In retrospect, this isn’t too surprising. Market conditions just haven’t been favourable. After all, for most of the last 15 years, interest rates have hovered near zero, making it difficult for banks like Lloyds to generate a meaningful profit margin.
However, now that rates are near where they were before the crisis, are the shares finally ready to surge?
2025 price forecast
With the Bank of England hiking interest rates, Lloyds’ net interest margin is finally meaningful again. While there are some valid concerns that customers are failing to keep up with the high cost of borrowing, these fears are slowly dissipating now that interest rates have started to fall.
Assuming near-0% rates don’t return, Lloyds finds itself in a relatively comfortable financial position. Recent interest rate cuts have harmed the profitability of its lending activities. However, the change in monetary policy has also boosted the valuations of its investment portfolios. This more than offset the slide in lending performance, translating into a 37.6% boost to pre-tax profits across the first six months of 2024.
Subsequently, management has already achieved its return on tangible equity (RoTE) target, with these latest figures placing it at an impressive 13.3%. In other words, the bank is generating value for shareholders. And with that in mind, it’s not surprising to see analyst forecasts looking increasingly bullish.
The most pessimistic prediction for Lloyds shares over the next 12 months is a 55p price target. That’s actually quite close to where the bank stock trades today. At the same time, a more optimistic outlook suggests shares could reach as high as 76p — roughly 30% higher than right now.
Is the journey to £1 a share a short one?
Analyst forecasts are a useful tool for judging sentiment.

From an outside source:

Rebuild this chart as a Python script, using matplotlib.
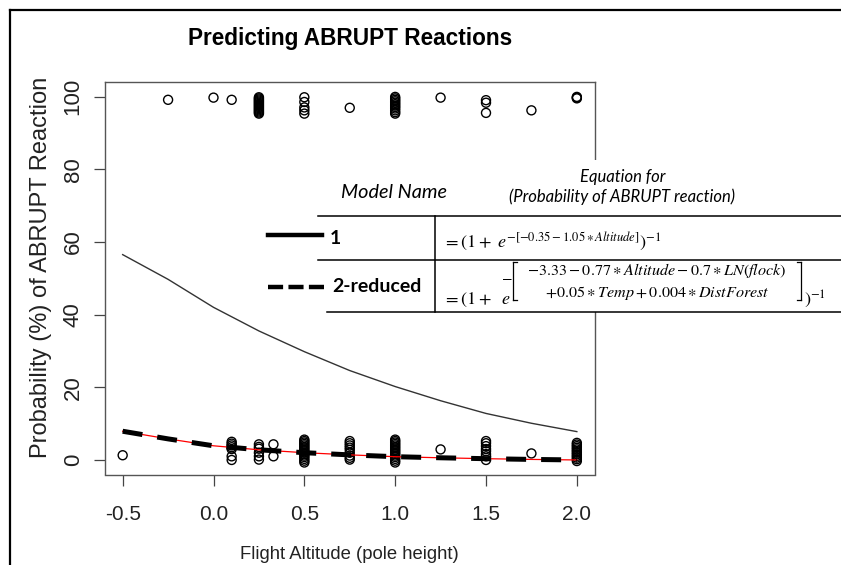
import matplotlib
matplotlib.use("Agg")
import matplotlib.pyplot as plt
from matplotlib.lines import Line2D
from matplotlib.patches import Rectangle

plt.rcParams["font.family"] = ["Liberation Sans", "DejaVu Sans"]
plt.rcParams["mathtext.fontset"] = "stix"
plt.rcParams["axes.unicode_minus"] = False

# --- donnees ---
# points observes : reaction ABRUPT (haut) et pas de reaction (bas), avec jitter
abrupt_x = [-0.25, 0.0, 0.1] + [0.25] * 16 + [0.5] * 5 + [0.75] + [1.0] * 12 \
    + [1.25] + [1.5] * 3 + [1.75] + [2.0] * 3
abrupt_y = [99.1, 99.7, 99.1,
            99.8, 99.5, 99.2, 98.9, 98.6, 98.3, 98.0, 97.7, 97.4, 97.1, 96.8,
            96.5, 96.2, 95.9, 95.6, 95.3,
            99.8, 98.5, 97.0, 96.2, 95.3,
            96.9,
            99.9, 99.5, 99.1, 98.7, 98.3, 97.9, 97.5, 97.1, 96.7, 96.2, 95.7, 95.3,
            99.7,
            99.0, 98.3, 95.5,
            96.2,
            99.9, 99.7, 99.5]

calme_x = [-0.5] + [0.1] * 7 + [0.25] * 6 + [0.33] * 2 + [0.5] * 16 + [0.75] * 9 \
    + [1.0] * 16 + [1.25] + [1.5] * 8 + [1.75] + [2.0] * 12
calme_y = [1.3,
           5.0, 4.5, 4.0, 3.5, 3.0, 1.0, 0.0,
           4.3, 3.6, 3.1, 2.0, 1.0, 0.1,
           4.3, 1.0,
           5.6, 5.2, 4.8, 4.4, 4.0, 3.6, 3.2, 2.8, 2.4, 2.0, 1.6, 1.2, 0.8, 0.3,
           -0.2, -0.7,
           5.2, 4.6, 4.0, 3.4, 2.8, 2.0, 1.2, 0.6, 0.1,
           5.6, 5.2, 4.8, 4.4, 4.0, 3.6, 3.2, 2.8, 2.4, 2.0, 1.6, 1.2, 0.8, 0.3,
           -0.2, -0.7,
           2.9,
           5.2, 4.6, 3.8, 3.0, 2.4, 1.6, 1.0, 0.0,
           1.8,
           4.7, 4.25, 3.8, 3.35, 2.9, 2.45, 2.0, 1.55, 1.1, 0.65, 0.2, -0.3]

# courbes predites
altitude = [-0.5, -0.25, 0.0, 0.25, 0.5, 0.75, 1.0, 1.25, 1.5, 1.75, 2.0]
modele_1 = [56.5, 49.7, 42.0, 35.5, 29.8, 24.6, 20.2, 16.3, 12.8, 10.1, 7.8]
modele_2 = [7.9, 5.8, 3.9, 2.8, 2.0, 1.4, 0.9, 0.6, 0.35, 0.15, 0.0]

x_ticks = [-0.5, 0.0, 0.5, 1.0, 1.5, 2.0]
y_ticks = [0, 20, 40, 60, 80, 100]

W, H = 841, 565


def px(x, y):
    """pixels de l'image -> coordonnees figure"""
    return x / W, 1 - y / H


fig = plt.figure(figsize=(W / 100, H / 100), dpi=100)
ax = fig.add_axes([104.5 / W, 1 - 474.5 / H, 490.5 / W, 392.5 / H])

ax.scatter(abrupt_x, abrupt_y, s=42, facecolors="none", edgecolors="black",
           linewidths=1.0, zorder=3)
ax.scatter(calme_x, calme_y, s=42, facecolors="none", edgecolors="black",
           linewidths=1.0, zorder=3)

ax.plot(altitude, modele_1, color="#333333", lw=1.0, zorder=2)
ax.plot(altitude, modele_2, color="red", lw=0.9, zorder=4)
ax.plot(altitude, modele_2, color="black", lw=3.6, dashes=(4.0, 3.0), zorder=5)

ax.set_xlim(-0.6, 2.1)
ax.set_ylim(-4, 104)
ax.set_xticks(x_ticks)
ax.set_xticklabels([f"{v:.1f}" for v in x_ticks])
ax.set_yticks(y_ticks)
ax.set_yticklabels([str(v) for v in y_ticks], rotation=90, va="center")
ax.tick_params(length=8, width=0.9, color="#444444", labelsize=15,
               labelcolor="#222222")
ax.tick_params(axis="x", pad=14)
ax.tick_params(axis="y", pad=7, labelsize=16)
for s in ax.spines.values():
    s.set_color("#555555")
    s.set_linewidth(1.0)

ax.set_title("Predicting ABRUPT Reactions", fontsize=16.3, fontweight="bold",
             y=1.112, pad=0, va="center")
ax.set_xlabel("Flight Altitude (pole height)", fontsize=13.3, color="#222222")
ax.xaxis.set_label_coords(0.5, -0.205)
ax.xaxis.label.set_va("center")
ax.set_ylabel("Probability (%) of ABRUPT Reaction", fontsize=17, color="#222222")
ax.yaxis.set_label_coords(-0.13, 0.528)
ax.yaxis.label.set_va("center")

# cadre de la diapo (haut et gauche)
fig.add_artist(Line2D([px(10, 0)[0], 1], [px(0, 10)[1]] * 2, color="black", lw=1.6))
fig.add_artist(Line2D([px(10, 0)[0]] * 2, [px(0, 10)[1], 0], color="black", lw=1.6))

# tableau legende colle par-dessus le graphique
x0, y0 = px(255, 312)
x1, y1 = px(W, 160)
fig.add_artist(Rectangle((x0, y0), x1 - x0, y1 - y0, facecolor="white",
                         edgecolor="none", zorder=10))


def trait(x_a, y_a, x_b, y_b, **kw):
    (xa, ya), (xb, yb) = px(x_a, y_a), px(x_b, y_b)
    fig.add_artist(Line2D([xa, xb], [ya, yb], zorder=11, **kw))


trait(318, 216, W, 216, color="black", lw=1.1)
trait(318, 260, W, 260, color="black", lw=1.1)
trait(327, 312, W, 312, color="black", lw=1.1)
trait(435, 216, 435, 312, color="black", lw=1.1)

trait(268, 235, 322, 235, color="black", lw=3.2)
trait(268, 287, 325, 287, color="black", lw=3.2, dashes=(3.4, 1.2))


def texte(x, y, s, **kw):
    fig.text(*px(x, y), s, zorder=12, **kw)


lato = ["Lato", "DejaVu Sans"]
texte(341, 193, "Model Name", family=lato, style="italic", fontsize=14.3,
      va="center", ha="left")
texte(623, 177, "Equation for", family=lato, style="italic", fontsize=12,
      va="center", ha="center")
texte(622, 197, "(Probability of ABRUPT reaction)", family=lato, style="italic",
      fontsize=12, va="center", ha="center")
texte(330, 238, "1", family=lato, fontweight="bold", fontsize=14,
      va="center", ha="left")
texte(332, 287, "2-reduced", family=lato, fontweight="bold", fontsize=14,
      va="center", ha="left")

# equations
texte(443, 247, r"$=(1+\ e^{-[-0.35-1.05\ast Altitude]})^{-1}$", fontsize=13,
      va="baseline", ha="left")
texte(443, 304, r"$=(1+\ \ e$", fontsize=13, va="baseline", ha="left")
texte(507, 277, r"$-$", fontsize=11, va="center", ha="center")
texte(657, 271, r"$-3.33-0.77\ast Altitude-0.7\ast LN(flock)$", fontsize=11.6,
      va="center", ha="center")
texte(657, 292.5, r"$+0.05\ast Temp+0.004\ast DistForest$", fontsize=11.6,
      va="center", ha="center")
trait(517, 262, 513, 262, color="black", lw=0.9)
trait(513, 262, 513, 300, color="black", lw=0.9)
trait(513, 300, 517, 300, color="black", lw=0.9)
trait(797, 262, 801, 262, color="black", lw=0.9)
trait(801, 262, 801, 300, color="black", lw=0.9)
trait(801, 300, 797, 300, color="black", lw=0.9)
texte(804, 305, r"$)^{-1}$", fontsize=13, va="baseline", ha="left")

fig.savefig("out.png", dpi=100)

But they’re often far from accurate and should be taken with a pinch of salt. The average consensus for Lloyds shares is around 61.5p by this time next year, indicating some positive upside could lie ahead. And while that’s still a far cry from the elusive £1 milestone, it’s an encouraging sign that the shares might eventually return to pre-2008 prices.
However, as with every investment, this company faces certain risks that may delay or even prevent its recovery.
With the bulk of profits stemming from its investment portfolio, it has become quite reliant on the financial markets (bonds and stocks). If the markets throw another tantrum, Lloyds’ earnings and RoTE are likely to suffer.
Demand for its customer lending segment largely depends on economic growth. If the UK’s GDP fails to expand meaningfully over the next few years, growth it will be a challenge.
Lloyds doesn’t appear to have much of a say in its future success. Management is making moves to capitalise on opportunities as and when they appear. But, dependent on external factors beyond its control, it seems a £1 price may be some way off. As such, I’m not rushing to add any shares to my portfolio.